History of Advertising in the Early 20th Century

About the history of advertising in the early 20th century or 1900s, birth of copy writing, World War I ads, Ford uses advertising.


In 1900, Albert D. Lasker, who became one of America's leading advertising practitioners, turned copywriting into a big business. From then on, the production of carefully researched and constructed ad copy became perhaps the central concern of advertisers. This was the beginning of the persuasive, hard-sell era. Lasker and his partner, Claude Hopkins, "researched" market areas and found out what people wanted from products. Then they advertised that their client's product offered exactly those characteristics desired.

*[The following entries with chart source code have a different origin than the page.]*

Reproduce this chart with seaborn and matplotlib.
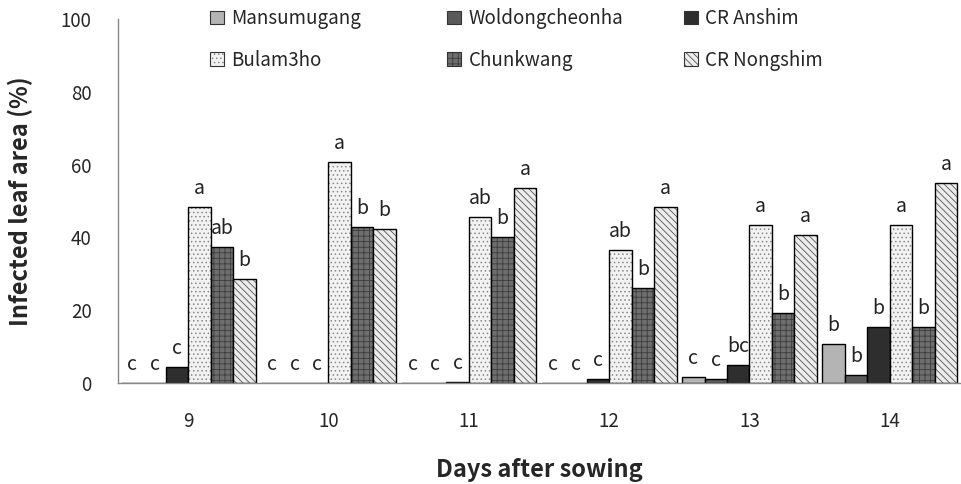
import numpy as np
import pandas as pd
import matplotlib
matplotlib.use("Agg")
import matplotlib.pyplot as plt
import matplotlib.colors as mcolors
import seaborn as sns
from matplotlib.patches import Patch

days = ["9", "10", "11", "12", "13", "14"]
cultivars = ["Mansumugang", "Woldongcheonha", "CR Anshim", "Bulam3ho", "Chunkwang", "CR Nongshim"]

mansumugang = [0, 0, 0, 0, 1.7, 10.6]
woldongcheonha = [0, 0, 0, 0, 1.0, 2.1]
cr_anshim = [4.5, 0, 0.3, 1.0, 4.9, 15.5]
bulam3ho = [48.4, 60.6, 45.7, 36.5, 43.4, 43.4]
chunkwang = [37.3, 42.9, 40.2, 26.0, 19.3, 15.3]
cr_nongshim = [28.6, 42.2, 53.5, 48.4, 40.7, 55.0]

letters = {
    "Mansumugang": ["c", "c", "c", "c", "c", "b"],
    "Woldongcheonha": ["c", "c", "c", "c", "c", "b"],
    "CR Anshim": ["c", "c", "c", "c", "bc", "b"],
    "Bulam3ho": ["a", "a", "ab", "ab", "a", "a"],
    "Chunkwang": ["ab", "b", "b", "b", "b", "b"],
    "CR Nongshim": ["b", "b", "a", "a", "a", "a"],
}

values = [mansumugang, woldongcheonha, cr_anshim, bulam3ho, chunkwang, cr_nongshim]
rows = []
for name, vals in zip(cultivars, values):
    for d, v in zip(days, vals):
        rows.append({"day": d, "cultivar": name, "value": v})
df = pd.DataFrame(rows)

faces = ["#b4b4b4", "#5a5a5a", "#2e2e2e", "#f2f2f2", "#6e6e6e", "#ececec"]
hatches = [None, None, None, "....", "+++", "\\\\\\\\\\"]
hatch_cols = [None, None, None, "#8a8a8a", "#3c3c3c", "#555555"]

sns.set_style("white")
plt.rcParams["font.family"] = ["Noto Sans CJK KR", "DejaVu Sans"]
plt.rcParams["hatch.linewidth"] = 0.6

fig = plt.figure(figsize=(9.62, 4.84), dpi=100)
ax = fig.add_axes([118 / 962, 1 - 383 / 484, (960 - 118) / 962, (383 - 19) / 484])

sns.barplot(data=df, x="day", y="value", hue="cultivar", hue_order=cultivars,
            order=days, palette=faces, width=0.96, gap=0, ax=ax,
            edgecolor="black", linewidth=1, errorbar=None, legend=False)

for i, cont in enumerate(ax.containers):
    name = cultivars[i]
    for j, bar in enumerate(cont.patches):
        if hatches[i]:
            bar.set_hatch(hatches[i])
            bar._hatch_color = mcolors.to_rgba(hatch_cols[i])
        h = bar.get_height()
        ax.text(bar.get_x() + bar.get_width() / 2, h + 2.2, letters[name][j],
                ha="center", va="bottom", fontsize=14, color="#222222")

ax.set_ylim(0, 100)
ax.set_xlim(-0.5, 5.5)
ax.set_yticks([0, 20, 40, 60, 80, 100])
ax.set_xticks(range(6))
ax.set_xticklabels(days)
ax.set_xticks(np.arange(-0.5, 6, 1), minor=True)
ax.tick_params(axis="x", which="major", length=0, pad=20, labelsize=13.5)
ax.tick_params(axis="x", which="minor", length=7, color="#888888", direction="out")
ax.tick_params(axis="y", length=6, color="#888888", direction="out", labelsize=13.5, pad=13)
for s in ["top", "right"]:
    ax.spines[s].set_visible(False)
for s in ["left", "bottom"]:
    ax.spines[s].set_color("#888888")
    ax.spines[s].set_linewidth(1)

ax.set_xlabel("Days after sowing", fontsize=17, fontweight="bold", labelpad=19)
ax.set_ylabel("Infected leaf area (%)", fontsize=17, fontweight="bold", labelpad=20)

# legend: three columns evenly spaced, two rows each
col_x = [0.109, 0.391, 0.672]
legs = []
for c in range(3):
    ks = [c, c + 3]
    hs = []
    for k in ks:
        p = Patch(facecolor=faces[k], edgecolor="#333333", hatch=hatches[k], linewidth=0.8)
        if hatches[k]:
            p._hatch_color = mcolors.to_rgba(hatch_cols[k])
        hs.append(p)
    leg = ax.legend(hs, [cultivars[k] for k in ks], loc="upper left",
                    bbox_to_anchor=(col_x[c], 1.03), frameon=False, fontsize=13.5,
                    handlelength=0.75, handleheight=0.75, handletextpad=0.4,
                    labelspacing=1.1, borderpad=0, borderaxespad=0)
    legs.append(leg)
for leg in legs[:-1]:
    ax.add_artist(leg)

fig.savefig("out.png", dpi=100)
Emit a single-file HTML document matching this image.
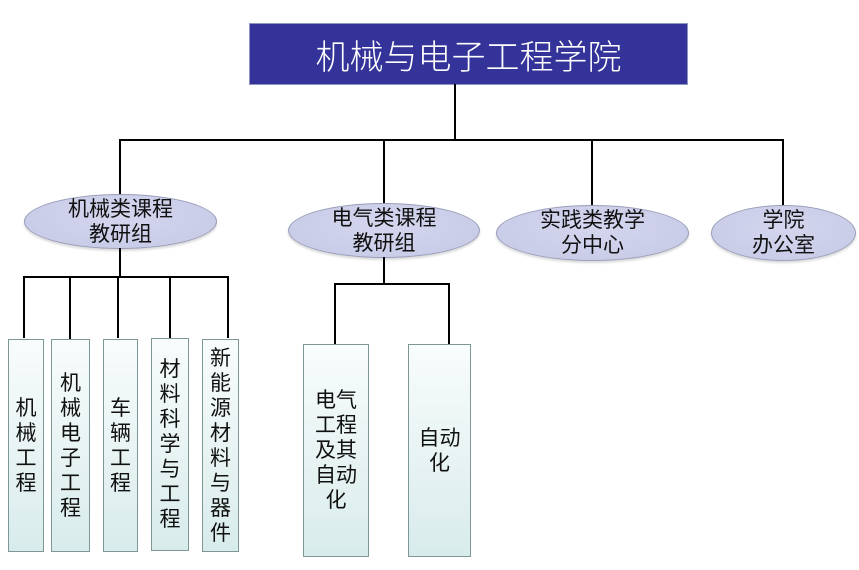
<!DOCTYPE html>
<html><head><meta charset="utf-8"><style>
body{margin:0;width:859px;height:570px;background:#fff;position:relative;overflow:hidden;font-family:"Liberation Sans","Noto Sans CJK SC",sans-serif;}
.l{position:absolute;background:#000;}
.top{position:absolute;left:249px;top:23px;width:437px;height:60px;background:#333399;border:1px solid #8f94c0;color:#fff;font-size:34px;font-weight:300;display:flex;align-items:center;justify-content:center;}
.e{position:absolute;border-radius:50%;background:radial-gradient(ellipse at 50% 40%,#d4d6ee,#c6c9e6);border:1px solid #9a9db8;box-shadow:0 2px 2px rgba(0,0,0,.15);display:flex;align-items:center;justify-content:center;text-align:center;font-size:21px;line-height:25px;color:#111;}
.b{position:absolute;border:1px solid #7d9696;background:linear-gradient(to bottom,#f8fcfc,#e6f2f2 60%,#d8ebeb);display:flex;align-items:center;justify-content:center;text-align:center;font-size:21px;line-height:25px;color:#111;}
</style></head><body>
<div class="top">机械与电子工程学院</div>
<div class="l" style="left:454px;top:84px;width:2px;height:57px"></div>
<div class="l" style="left:119px;top:139px;width:665px;height:2px"></div>
<div class="l" style="left:119px;top:139px;width:2px;height:56px"></div>
<div class="l" style="left:383px;top:139px;width:2px;height:65px"></div>
<div class="l" style="left:591px;top:139px;width:2px;height:67px"></div>
<div class="l" style="left:782px;top:139px;width:2px;height:67px"></div>

<div class="e" style="left:24px;top:194px;width:191px;height:53px">机械类课程<br>教研组</div>
<div class="e" style="left:288px;top:203px;width:190px;height:53px">电气类课程<br>教研组</div>
<div class="e" style="left:496px;top:205px;width:191px;height:54px">实践类教学<br>分中心</div>
<div class="e" style="left:711px;top:205px;width:143px;height:54px">学院<br>办公室</div>

<div class="l" style="left:119px;top:248px;width:2px;height:30px"></div>
<div class="l" style="left:23px;top:276px;width:206px;height:2px"></div>
<div class="l" style="left:23px;top:276px;width:2px;height:62px"></div>
<div class="l" style="left:69px;top:278px;width:2px;height:61px"></div>
<div class="l" style="left:117px;top:276px;width:2px;height:62px"></div>
<div class="l" style="left:169px;top:278px;width:2px;height:60px"></div>
<div class="l" style="left:227px;top:276px;width:2px;height:62px"></div>

<div class="l" style="left:383px;top:257px;width:2px;height:28px"></div>
<div class="l" style="left:334px;top:283px;width:116px;height:2px"></div>
<div class="l" style="left:334px;top:283px;width:2px;height:61px"></div>
<div class="l" style="left:448px;top:283px;width:2px;height:61px"></div>

<div class="b" style="left:8px;top:339px;width:34px;height:211px">机<br>械<br>工<br>程</div>
<div class="b" style="left:51px;top:339px;width:37px;height:211px">机<br>械<br>电<br>子<br>工<br>程</div>
<div class="b" style="left:103px;top:339px;width:33px;height:211px">车<br>辆<br>工<br>程</div>
<div class="b" style="left:151px;top:338px;width:36px;height:211px">材<br>料<br>科<br>学<br>与<br>工<br>程</div>
<div class="b" style="left:202px;top:339px;width:35px;height:211px">新<br>能<br>源<br>材<br>料<br>与<br>器<br>件</div>
<div class="b" style="left:303px;top:344px;width:64px;height:211px">电气<br>工程<br>及其<br>自动<br>化</div>
<div class="b" style="left:408px;top:344px;width:61px;height:211px">自动<br>化</div>
</body></html>
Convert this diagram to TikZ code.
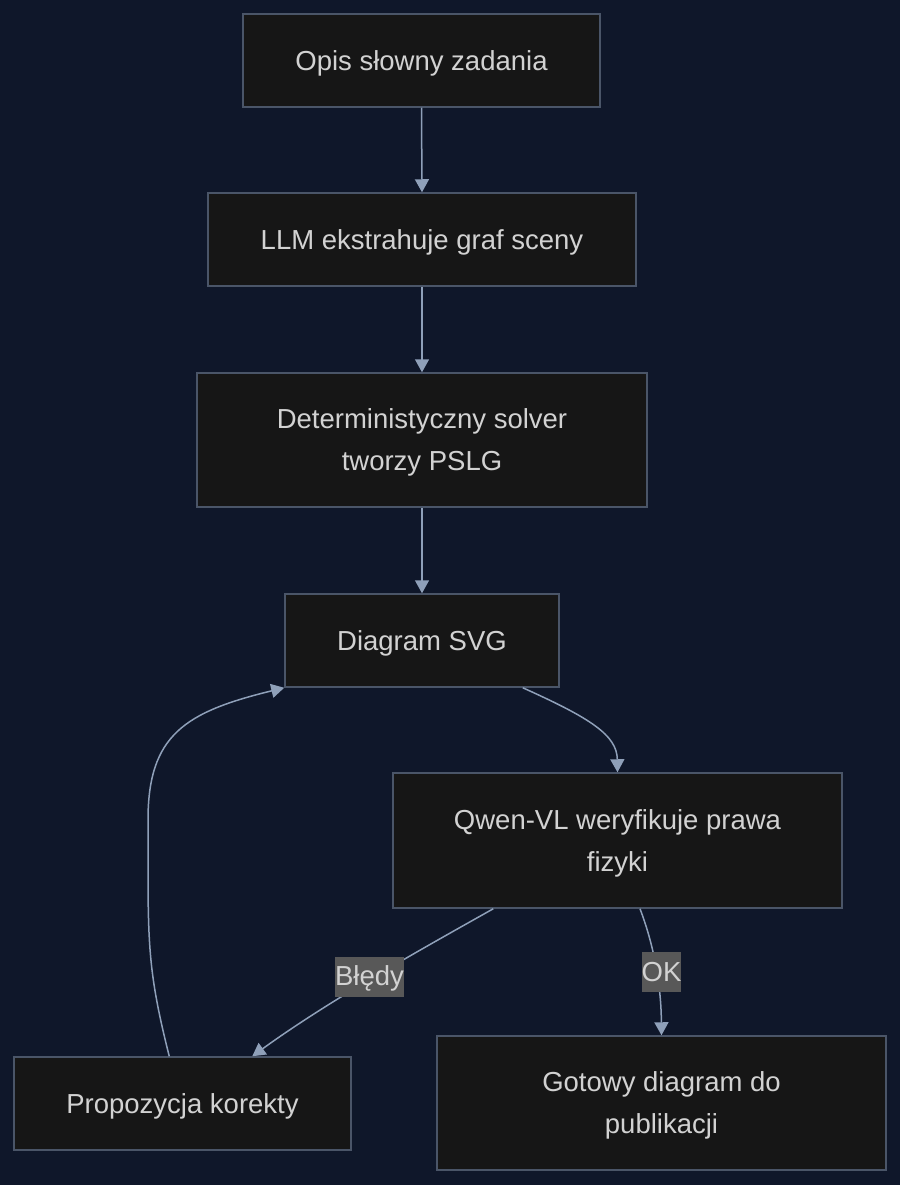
\documentclass[tikz,border=0pt]{standalone}
\usepackage{fontspec}
\setmainfont{Liberation Sans}
\usetikzlibrary{arrows.meta}
\definecolor{bgc}{HTML}{0F172A}
\definecolor{boxfill}{HTML}{161616}
\definecolor{boxline}{HTML}{4A5568}
\definecolor{txt}{HTML}{D2D2D2}
\definecolor{edge}{HTML}{8FA0B9}
\definecolor{lblfill}{HTML}{585858}
\newcommand{\tallstrut}{\rule{0pt}{25.5pt}}
\tikzset{
  box/.style={draw=boxline, line width=1.5pt, fill=boxfill, text=txt, align=center,
    font=\fontsize{27.5}{42}\selectfont, inner sep=0pt},
  conn/.style={draw=edge, line width=1.5pt, -{Triangle[length=13pt,width=14pt]}},
  lbl/.style={fill=lblfill, text=txt, font=\fontsize{27.5}{33}\selectfont, inner sep=0pt,
    minimum height=40pt},
}
\begin{document}
\begin{tikzpicture}[x=1pt,y=-1pt]
\fill[bgc] (0,0) rectangle (900,1185);
\useasboundingbox (0,0) rectangle (900,1185);
\node[box, minimum width=357pt, minimum height=93pt] (opis) at (421.5,60.5) {\tallstrut Opis słowny zadania};
\node[box, minimum width=428pt, minimum height=93pt] (llm) at (422,239.5) {\tallstrut LLM ekstrahuje graf sceny};
\node[box, minimum width=450pt, minimum height=134pt] (det) at (422,440) {\tallstrut Deterministyczny solver\\tworzy PSLG};
\node[box, minimum width=274pt, minimum height=93pt] (svg) at (422,640.5) {\tallstrut Diagram SVG};
\node[box, minimum width=449pt, minimum height=135pt] (qwen) at (617.5,840.5) {\tallstrut Qwen-VL weryfikuje prawa\\fizyki};
\node[box, minimum width=337pt, minimum height=93pt] (prop) at (182.5,1103.5) {\tallstrut Propozycja korekty};
\node[box, minimum width=449pt, minimum height=134pt] (got) at (661.5,1103) {\tallstrut Gotowy diagram do\\publikacji};

\draw[conn] (opis.south) -- (llm.north);
\draw[conn] (llm.south) -- (det.north);
\draw[conn] (det.south) -- (svg.north);
\draw[conn] ([xshift=-37pt]svg.south east) .. controls (590,718) and (617,735) .. (qwen.north);
\draw[conn] ([xshift=101pt]qwen.south west) .. controls (420,950) and (330,1000) .. ([xshift=239pt]prop.north west);
\draw[conn] ([xshift=22.5pt]qwen.south) .. controls (650,935) and (661,975) .. (got.north);
\draw[conn] ([xshift=156pt]prop.north west) .. controls (150,980) and (148,950) .. (148,870)
  -- (148,820) .. controls (148,735) and (185,712) .. (svg.south west);

\node[lbl, minimum width=69pt] (bledy) at (369.5,977) {\rule{0pt}{23pt}Błędy};
\node[lbl, minimum width=39pt] (ok) at (661.5,972) {OK};
\end{tikzpicture}
\end{document}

During the 1st years of the 20th century, the Ford Motor Company produced thousands of cars, accompanied by extensive free publicity as well as carefully planned advertising. By 1928, 15 million Model Ts had been sold. A 1906 ad read: "We are making 40,000 cylinders, 10,000 engines, 40,000 wheels, 20,000 axles, 10,000 bodies, 10,000 of every part that goes into the car--think of it! For this car we buy exactly 40,000 spark plugs, 10,000 spark coils, 40,000 tires, all exactly alike."

During W. W. I, advertising was used effectively in Britain to marshal war energies--enlistments, conservation, etc. The same approach was used in the U.S., but not quite so successfully. Wartime references also infiltrated commercial ads, such as an ad for Cat's Paw Rubber Heels based on the slogan "Stepping On to Victory." Here is the text of a poster that was distributed by the British Government and its ad agencies: "1) Have you a Butler, Groom, Chauffeur, Gardener or Gamekeeper serving you who at this moment should be serving your King and Country? 2) Have you a man serving at your table who should be serving a gun? 3) Have you a man digging your garden who should be digging trenches? 4) Have you a man driving your car who should be driving a transport wagon? 5) Have you a man preserving your game who should be helping to preserve your country? A great responsibility rests on you. Will you sacrifice your personal convenience for your Country's need? Ask your men to enlist today."

An American W.W. I ad shows a smiling doughboy smoking a White Owl. "Did I bayonet my 1st Hun? Sure! How did it feel? It doesn't feel! There he is. There you are. One of you has got to go. I preferred to stay. . . . Bullets and bayonets are the only kind of lingo a Hun can understand!"